Lui’s mother, referred to as “Ma,” but mostly, annoyingly, called “the Squawking Chicken” throughout the book, is a tough broad who had a hardscrabble childhood, and that toughness made her a fascinating maternal figure. Lui’s childhood was very different from her Western peers’. None of this coddling and winning prizes just for participating; rather, the Squawking Chicken would crush Lui’s dreams of winning a beauty pageant, say: “For the Squawking Chicken, telling me I was neither pretty nor special was just about getting real. And it was her duty as my mother to get real with me. ‘Mama will always tell you the truth. Mama will never lie to you. I am the only one. Sometimes the truth hurts.'”
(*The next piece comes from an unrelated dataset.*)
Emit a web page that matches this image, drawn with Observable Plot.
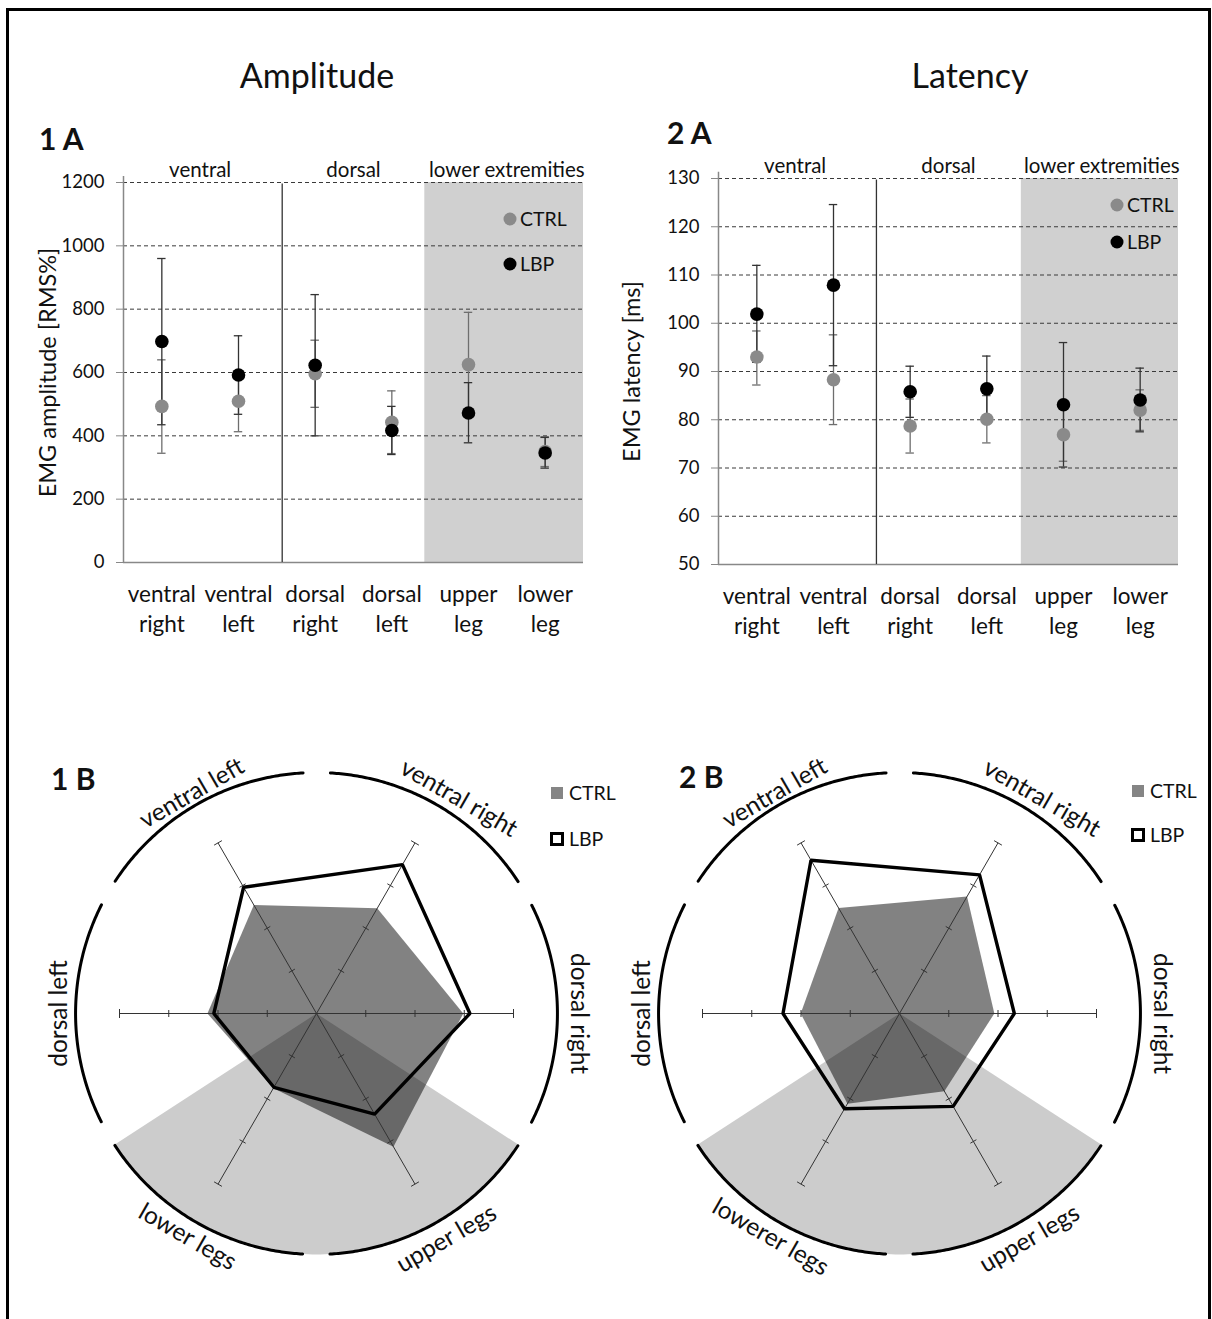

This quote probably has you thinking Tiger Mom, and you wouldn’t be wrong. It’s in a similar ballpark, subject-wise, but, importantly, lacks Amy Chua’s smugness. What elevated Listen to the Squawking Chicken for me was Lui’s tight focus on “the Squawking Chicken” and what made her tick. There are whole chapters on mah-jongg and the role that Feng Shui has played in the lives of mother and daughter. It comes down to storytelling, really, and these superstitious beliefs are also ways to tell stories about your life. There’s a complicated relationship at the heart of this book, spanning so many issues, whether it’s how Eastern parents are different, the difficulties of immigration, or how mothers and daughters take out their traumas out on each other. There’s a lot of love and surprises in Lui’s memoir, and the result is a fun read.